Consolidated net sales for the 12-week second quarter were $486.7 million compared with $491.4 million in the corresponding 12-week period last year. Second-quarter retail comparable store sales increased 1.4 percent due to a strong performance in the company's supermarket division and the previously disclosed change in accounting for bottle deposits, which contributed 0.7 percent to the comparable store sales increase.
Operating earnings increased by more than 80 percent to $13.2 million from $7.3 million in last year's second quarter. The operating earnings improvement was due to a higher gross margin rate and lower operating expenses.

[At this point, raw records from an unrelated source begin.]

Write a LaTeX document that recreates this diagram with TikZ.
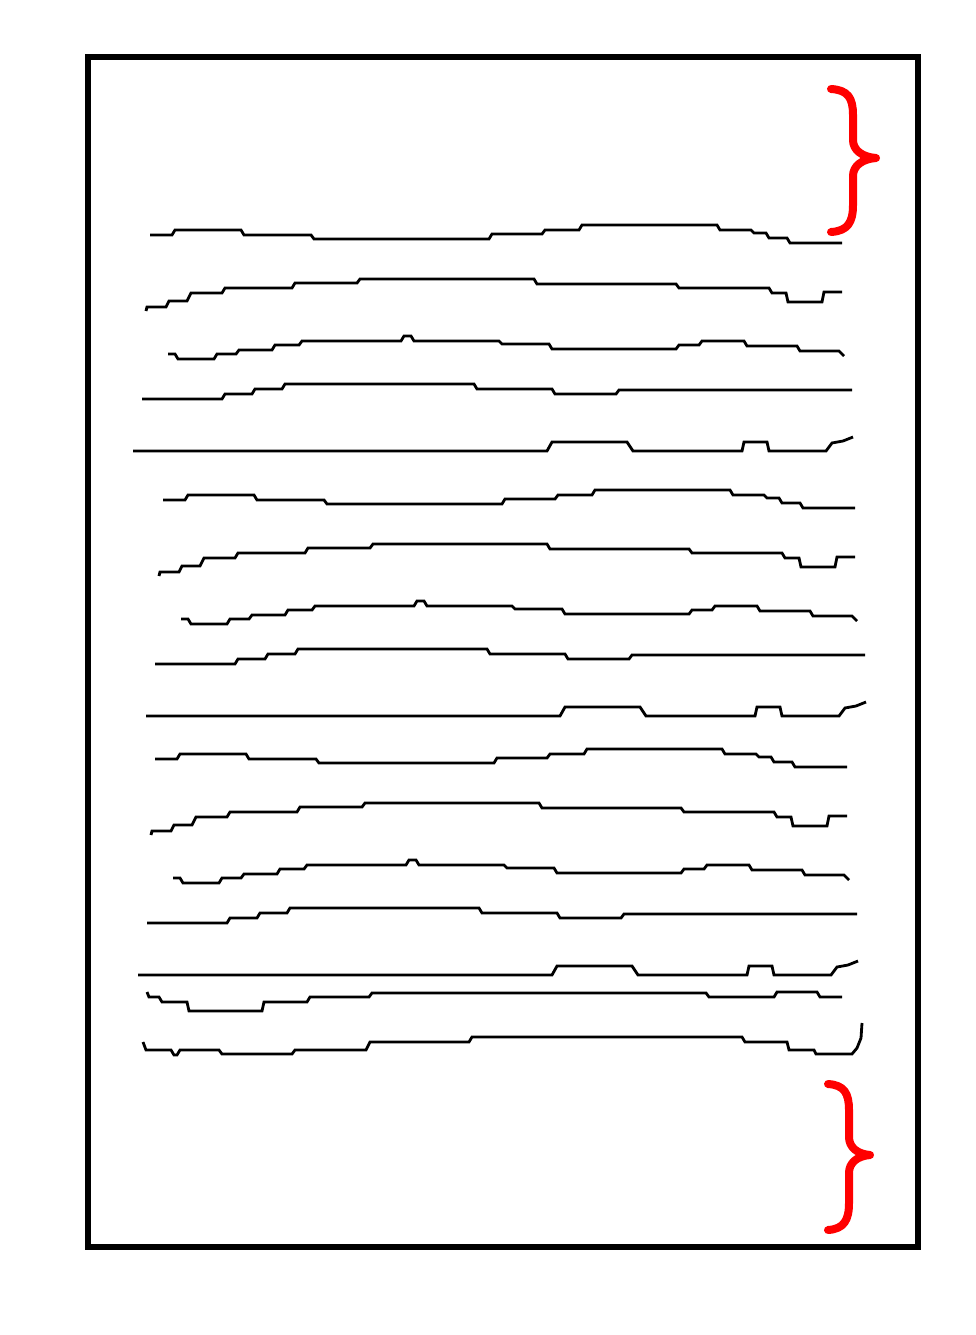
\documentclass[tikz,border=0pt]{standalone}
\begin{document}
\begin{tikzpicture}[x=1pt,y=-1pt,
  textline/.style={draw=black,line width=2.8pt,line join=miter},
  pageframe/.style={draw=black,line width=6pt},
  redbrace/.style={draw=red,line width=8pt,line cap=round,line join=round}]
\useasboundingbox (0,0) rectangle (975,1335);
\fill[white] (0,0) rectangle (975,1335);
\draw[pageframe] (88,57) rectangle (918,1247);
% base line patterns
\newcommand{\lineA}{(150,235)--(172,235)--(175,230)--(241,230)--(244,235)--(311,235)--(314,239)--(489,239)--(492,234)--(542,234)--(545,230)--(579,230)--(582,225)--(717,225)--(720,230)--(751,230)--(754,233)--(766,233)--(769,238)--(787,238)--(790,243)--(842,243)}
\newcommand{\lineB}{(146,311)--(147,307)--(166,307)--(169,301)--(187,301)--(191,293)--(222,293)--(225,288)--(292,288)--(295,283)--(357,283)--(360,279)--(534,279)--(537,284)--(676,284)--(679,288)--(769,288)--(772,293)--(786,293)--(788,302)--(822,302)--(824,292)--(842,292)}
\newcommand{\lineC}{(168,354)--(175,354)--(178,359)--(214,359)--(217,354)--(236,354)--(239,350)--(272,350)--(275,345)--(299,345)--(302,341)--(401,341)--(404,336)--(411,336)--(414,341)--(499,341)--(502,344)--(549,344)--(552,349)--(676,349)--(679,345)--(699,345)--(702,341)--(744,341)--(747,346)--(797,346)--(800,351)--(839,351)--(844,356)}
\newcommand{\lineD}{(142,399)--(222,399)--(225,394)--(252,394)--(255,389)--(282,389)--(285,384)--(474,384)--(477,389)--(552,389)--(555,394)--(616,394)--(619,390)--(852,390)}
\newcommand{\lineE}{(133,451)--(547,451)--(552,442)--(627,442)--(633,451)--(742,451)--(744,442)--(767,442)--(769,451)--(826,451)--(832,443)--(843,441)--(853,437)}
\foreach \sx/\sy in {0/0,13/265,5/524}{
  \begin{scope}[shift={(\sx,\sy)}]
    \draw[textline] \lineA;
    \draw[textline] \lineB;
    \draw[textline] \lineC;
    \draw[textline] \lineD;
    \draw[textline] \lineE;
  \end{scope}
}
\draw[textline] (147,992)--(149,997)--(159,997)--(162,1002)--(187,1002)--(189,1011)--(262,1011)--(264,1002)--(307,1002)--(310,997)--(369,997)--(372,993)--(706,993)--(709,997)--(774,997)--(777,992)--(817,992)--(820,997)--(842,997);
\draw[textline] (143,1042)--(146,1050)--(171,1050)--(174,1055)--(177,1055)--(180,1050)--(219,1050)--(222,1054)--(292,1054)--(295,1050)--(366,1050)--(370,1042)--(469,1042)--(472,1037)--(742,1037)--(745,1042)--(787,1042)--(789,1050)--(814,1050)--(816,1054)--(852,1054)--(857,1048)--(861,1038)--(862,1023);
% braces
\draw[redbrace] (831,89) .. controls (848,90) and (853,98) .. (853,115) -- (853,140) .. controls (853,150) and (862,157) .. (876,158) .. controls (862,159) and (853,166) .. (853,176) -- (853,205) .. controls (853,222) and (848,231) .. (831,232);
\draw[redbrace] (828,1084) .. controls (844,1085) and (849,1093) .. (849,1110) -- (849,1137) .. controls (849,1147) and (857,1154) .. (870,1155) .. controls (857,1156) and (849,1163) .. (849,1173) -- (849,1203) .. controls (849,1220) and (844,1229) .. (828,1230);
\end{tikzpicture}
\end{document}
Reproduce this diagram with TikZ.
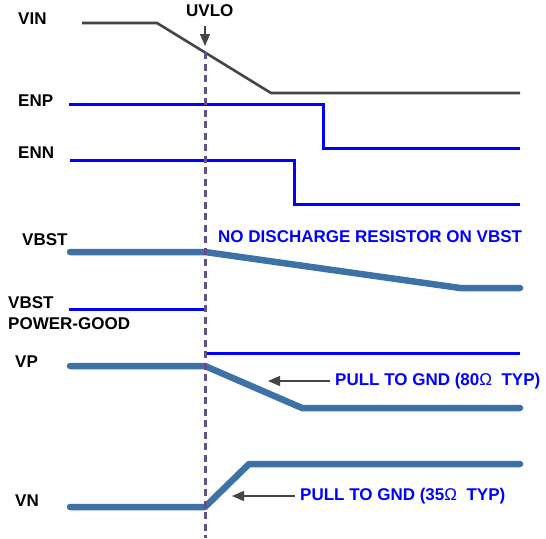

Second-quarter net earnings of $7.0 million, or $0.34 per diluted share, were more than three times higher than last year's second-quarter net earnings of $1.8 million, or $0.09 per diluted share.
Gross margin improved 60 basis points to 19.5 percent compared with 18.9 percent in last year's second quarter as a result of the change in timing of certain new product initiatives disclosed in the prior quarter.
Operating expenses declined 4.4 percent to $81.8 million from $85.6 million in last year's second quarter. As a percentage of sales, operating expenses declined 60 basis points to 16.8 percent compared with 17.4 percent in the corresponding quarter last year. The operating expense improvement was due to more efficient store labor, lower depreciation expense, and the effects of the company's continuing cost containment policies, partially offset by higher employee benefit costs, Spartan said. Also contributing to the operating earnings improvement was a non-recurring $1 million contract termination and non-performance payment received from a former distribution customer, which was recorded as an offset to selling, general, and administrative expense.